• _Task directions_
Separate out the lines that hold "size".

• _Supplied information_
++++++++++

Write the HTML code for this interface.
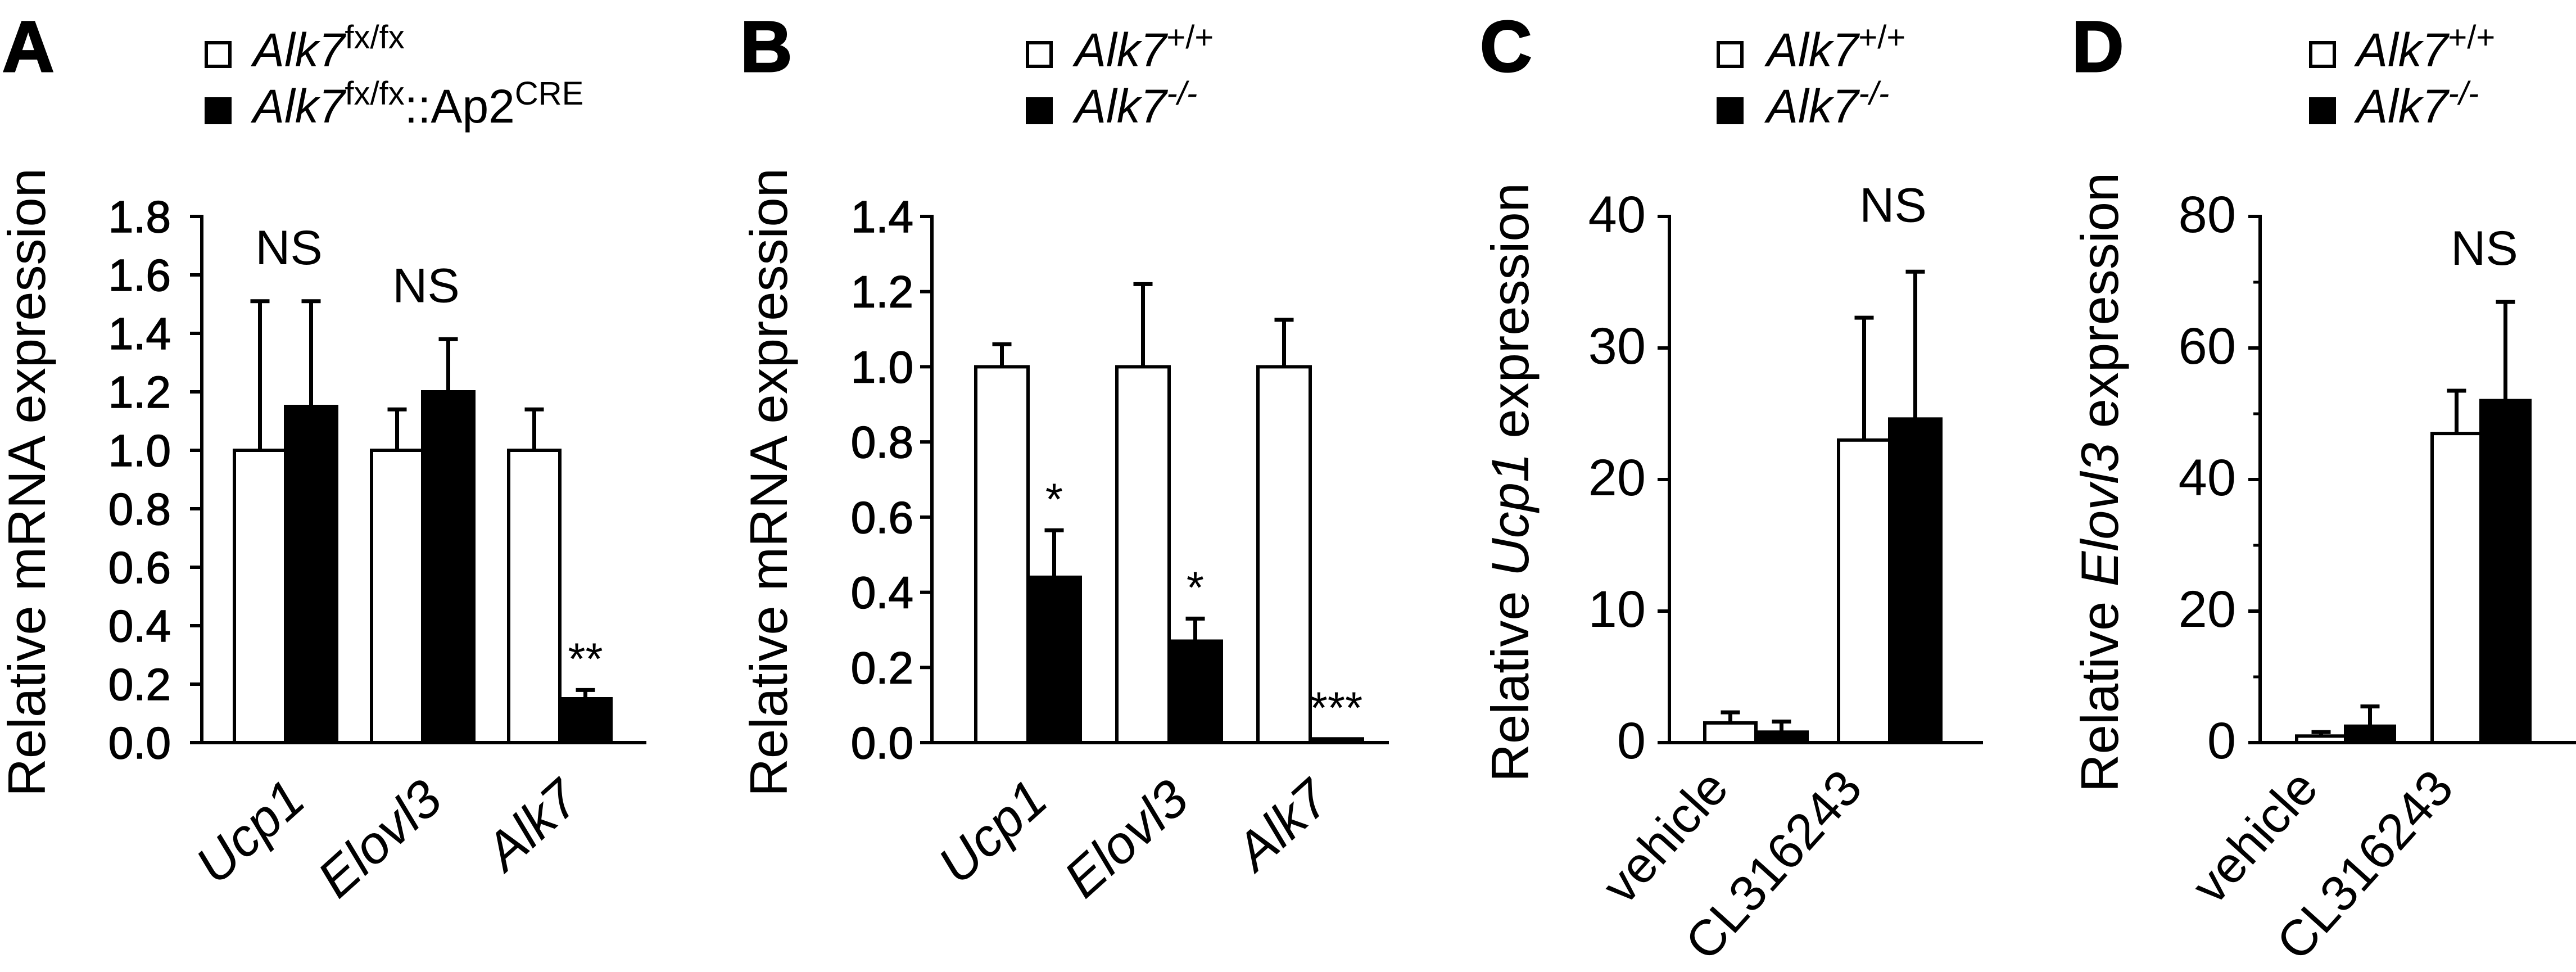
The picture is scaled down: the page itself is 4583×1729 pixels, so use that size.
<!DOCTYPE html>
<html><head><meta charset="utf-8"><style>
html,body{margin:0;padding:0;background:#fff;}
svg{display:block;font-family:"Liberation Sans",Arial,sans-serif;}
</style></head><body>
<svg id="fig" width="4583" height="1729" viewBox="0 0 4583 1729" xmlns="http://www.w3.org/2000/svg"></svg>
<script>
// Panel A data
const catsA = ["Ucp1","Elovl3","Alk7"];
const whiteA = [1.0, 1.0, 1.0];
const whiteErrA = [0.51, 0.14, 0.14];
const blackA = [1.15, 1.2, 0.15];
const blackErrA = [0.36, 0.18, 0.03];
const ticksA = ["0.0","0.2","0.4","0.6","0.8","1.0","1.2","1.4","1.6","1.8"];
const tickValsA = [0,0.2,0.4,0.6,0.8,1.0,1.2,1.4,1.6,1.8];
const annotA = ["NS","NS",""];
const starsA = ["","","**"];
// Panel B data
const catsB = ["Ucp1","Elovl3","Alk7"];
const whiteB = [1.0, 1.0, 1.0];
const whiteErrB = [0.06, 0.22, 0.125];
const blackB = [0.44, 0.27, 0.01];
const blackErrB = [0.125, 0.06, 0];
const ticksB = ["0.0","0.2","0.4","0.6","0.8","1.0","1.2","1.4"];
const tickValsB = [0,0.2,0.4,0.6,0.8,1.0,1.2,1.4];
const annotB = ["","",""];
const starsB = ["*","*","***"];
// Panel C data
const catsC = ["vehicle","CL316243"];
const whiteC = [1.5, 23.0];
const whiteErrC = [0.8, 9.3];
const blackC = [0.8, 24.6];
const blackErrC = [0.8, 11.2];
const ticksC = ["0","10","20","30","40"];
const tickValsC = [0,10,20,30,40];
const annotC = ["","NS"];
const starsC = ["",""];
// Panel D data
const catsD = ["vehicle","CL316243"];
const whiteD = [1.0, 47.0];
const whiteErrD = [0.6, 6.5];
const blackD = [2.5, 52.0];
const blackErrD = [3.0, 15.0];
const ticksD = ["0","20","40","60","80"];
const tickValsD = [0,20,40,60,80];
const minorD = [10,30,50,70];
const annotD = ["","NS"];
const starsD = ["",""];

const NS = "http://www.w3.org/2000/svg";
const svg = document.getElementById("fig");
function mk(tag, attrs, parent){
  const e = document.createElementNS(NS, tag);
  for (const k in attrs) e.setAttribute(k, attrs[k]);
  (parent||svg).appendChild(e);
  return e;
}
const Y0 = 1321, YT = 385;

function panel(p){
  const g = mk("g", {});
  
  
  const max = p.max;
  const y = v => Y0 - (v/max)*(Y0-YT);
  const cx = i => p.c0 + i*p.sp;
  const ya = mk("line",{x1:p.ax,y1:YT-3,x2:p.ax,y2:Y0+3,stroke:"#000","stroke-width":6},g);
  
  
  const xa = mk("line",{x1:p.ax-3,y1:Y0,x2:p.axEnd,y2:Y0,stroke:"#000","stroke-width":6},g);
  
  
  p.tickVals.forEach((v,i)=>{
    const t = mk("line",{x1:p.ax-21,y1:y(v),x2:p.ax,y2:y(v),stroke:"#000","stroke-width":6},g);
    
    
    const tl = mk("text",{x:p.tlx,y:y(v)+28,"text-anchor":"end","font-size":p.tfs,stroke:"#000","stroke-width":p.tsw},g);
    tl.textContent = p.ticks[i];
    
    
  });
  (p.minor||[]).forEach(v=>{
    const t = mk("line",{x1:p.ax-12,y1:y(v),x2:p.ax,y2:y(v),stroke:"#000","stroke-width":5},g);
    
    
  });
  p.cats.forEach((c,i)=>{
    const c0 = cx(i);
    [[p.w, p.we, "#fff", -1],[p.b, p.be, "#000", 0]].forEach(([vals,errs,fill,side],k)=>{
      const x0 = side<0 ? c0-p.bw : c0;
      const top = y(vals[i]);
      const bc = x0 + p.bw/2;
      if (errs[i]>0){
        const et = y(vals[i]+errs[i]);
        const el = mk("line",{x1:bc,y1:top,x2:bc,y2:et,stroke:"#000","stroke-width":7},g);
        
        
        const ec = mk("line",{x1:bc-17,y1:et,x2:bc+17,y2:et,stroke:"#000","stroke-width":7},g);
        
        
      }
      const r = mk("rect",{x:x0,y:top,width:p.bw,height:Math.max(Y0-top,1),fill:fill,stroke:"#000","stroke-width":6},g);
      
      
    });
    if (p.stars[i]){
      const bc = c0 + p.bw/2;
      const et = y(p.b[i]+p.be[i]);
      const s = mk("text",{x:bc,y:et-28,"text-anchor":"middle","font-size":80},g);
      s.textContent = p.stars[i];
      
      
    }
    if (p.annot[i]){
      const et = Math.min(y(p.w[i]+p.we[i]), y(p.b[i]+p.be[i]));
      const s = mk("text",{x:c0+6,y:et-p.nsOff,"text-anchor":"middle","font-size":86},g);
      s.textContent = p.annot[i];
      
      
    }
    const lx = c0 + p.lxo, ly = p.ly;
    const xl = mk("text",{x:lx,y:ly,"text-anchor":"end","font-size":p.xfs,"font-style":p.xit?"italic":"normal",transform:`rotate(${p.rot} ${lx} ${ly})`},g);
    xl.textContent = c;
    
    
  });
}

panel({name:"panel-a",ax:359,axEnd:1150,max:1.8,ticks:ticksA,tickVals:tickValsA,tlx:304,tfs:80,tsw:1.5,
  cats:catsA,w:whiteA,we:whiteErrA,b:blackA,be:blackErrA,c0:508,sp:244,bw:91,annot:annotA,stars:starsA,nsOff:66,xfs:94,xit:true,rot:-42,lxo:40,ly:1430});
panel({name:"panel-b",ax:1658,axEnd:2471,max:1.4,ticks:ticksB,tickVals:tickValsB,tlx:1625,tfs:80,tsw:1.5,
  cats:catsB,w:whiteB,we:whiteErrB,b:blackB,be:blackErrB,c0:1829,sp:251,bw:93,annot:annotB,stars:starsB,nsOff:66,xfs:94,xit:true,rot:-42,lxo:40,ly:1430});
panel({name:"panel-c",ax:2970,axEnd:3528,max:40,ticks:ticksC,tickVals:tickValsC,tlx:2928,tfs:92,tsw:0,
  cats:catsC,w:whiteC,we:whiteErrC,b:blackC,be:blackErrC,c0:3124,sp:238,bw:91,annot:annotC,stars:starsC,nsOff:89,xfs:90,xit:false,rot:-48,lxo:-45,ly:1405});
panel({name:"panel-d",ax:4021,axEnd:4583,max:80,ticks:ticksD,tickVals:tickValsD,minor:minorD,tlx:3978,tfs:92,tsw:0,
  cats:catsD,w:whiteD,we:whiteErrD,b:blackD,be:blackErrD,c0:4173,sp:241,bw:87,annot:annotD,stars:starsD,nsOff:66,xfs:90,xit:false,rot:-48,lxo:-45,ly:1405});

function letter(t,x){
  const e = mk("text",{x:x,y:127,"font-size":128,"font-weight":"bold",stroke:"#000","stroke-width":3});
  e.textContent = t;
  
  
}
letter("A",4); letter("B",1317); letter("C",2633); letter("D",3686);

function ytitle(x, parts, name){
  const e = mk("text",{x:0,y:0,"font-size":94,"text-anchor":"middle",transform:`translate(${x} 858) rotate(-90)`});
  parts.forEach(([t,it])=>{
    const s = mk("tspan",{"font-style":it?"italic":"normal"},e);
    s.textContent = t;
  });
  
  
}
ytitle(80,[["Relative mRNA expression",false]],"y-axis-title-a");
ytitle(1400,[["Relative mRNA expression",false]],"y-axis-title-b");
ytitle(2719,[["Relative ",false],["Ucp1",true],[" expression",false]],"y-axis-title-c");
ytitle(3768,[["Relative ",false],["Elovl3",true],[" expression",false]],"y-axis-title-d");

function legendRow(sx, tx, yb, fill, parts, name){
  const r = mk("rect",{x:sx+3,y:yb-42,width:42,height:42,fill:fill,stroke:"#000","stroke-width":6});
  
  
  const e = mk("text",{x:tx,y:yb,"font-size":84});
  parts.forEach(([t,it,sup])=>{
    const s = mk("tspan",{"font-style":it?"italic":"normal"},e);
    if (sup){ s.setAttribute("font-size",58); s.setAttribute("dy",-32); }
    else if (e.childNodes.length>1){ s.setAttribute("dy",32); }
    s.textContent = t;
  });
  
  
}
legendRow(364,450,118,"#fff",[["Alk7",true,false],["fx/fx",false,true]],"legend-entry-a-control");
legendRow(364,450,218,"#000",[["Alk7",true,false],["fx/fx",false,true],["::Ap2",false,false],["CRE",false,true]],"legend-entry-a-knockout");
legendRow(1825,1912,118,"#fff",[["Alk7",true,false],["+/+",false,true]],"legend-entry-b-wildtype");
legendRow(1825,1912,218,"#000",[["Alk7",true,false],["-/-",true,true]],"legend-entry-b-knockout");
legendRow(3054,3143,118,"#fff",[["Alk7",true,false],["+/+",false,true]],"legend-entry-c-wildtype");
legendRow(3054,3143,218,"#000",[["Alk7",true,false],["-/-",true,true]],"legend-entry-c-knockout");
legendRow(4108,4192,118,"#fff",[["Alk7",true,false],["+/+",false,true]],"legend-entry-d-wildtype");
legendRow(4108,4192,218,"#000",[["Alk7",true,false],["-/-",true,true]],"legend-entry-d-knockout");
</script>
</body></html>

++++++++++

• _Reply_
The picture is scaled down: the page itself is 4583×1729 pixels, so use that size.
    const tl = mk("text",{x:p.tlx,y:y(v)+28,"text-anchor":"end","font-size":p.tfs,stroke:"#000","stroke-width":p.tsw},g);
      const s = mk("text",{x:bc,y:et-28,"text-anchor":"middle","font-size":80},g);
      const s = mk("text",{x:c0+6,y:et-p.nsOff,"text-anchor":"middle","font-size":86},g);
    const xl = mk("text",{x:lx,y:ly,"text-anchor":"end","font-size":p.xfs,"font-style":p.xit?"italic":"normal",transform:`rotate(${p.rot} ${lx} ${ly})`},g);
  const e = mk("text",{x:x,y:127,"font-size":128,"font-weight":"bold",stroke:"#000","stroke-width":3});
  const e = mk("text",{x:0,y:0,"font-size":94,"text-anchor":"middle",transform:`translate(${x} 858) rotate(-90)`});
  const e = mk("text",{x:tx,y:yb,"font-size":84});
    if (sup){ s.setAttribute("font-size",58); s.setAttribute("dy",-32); }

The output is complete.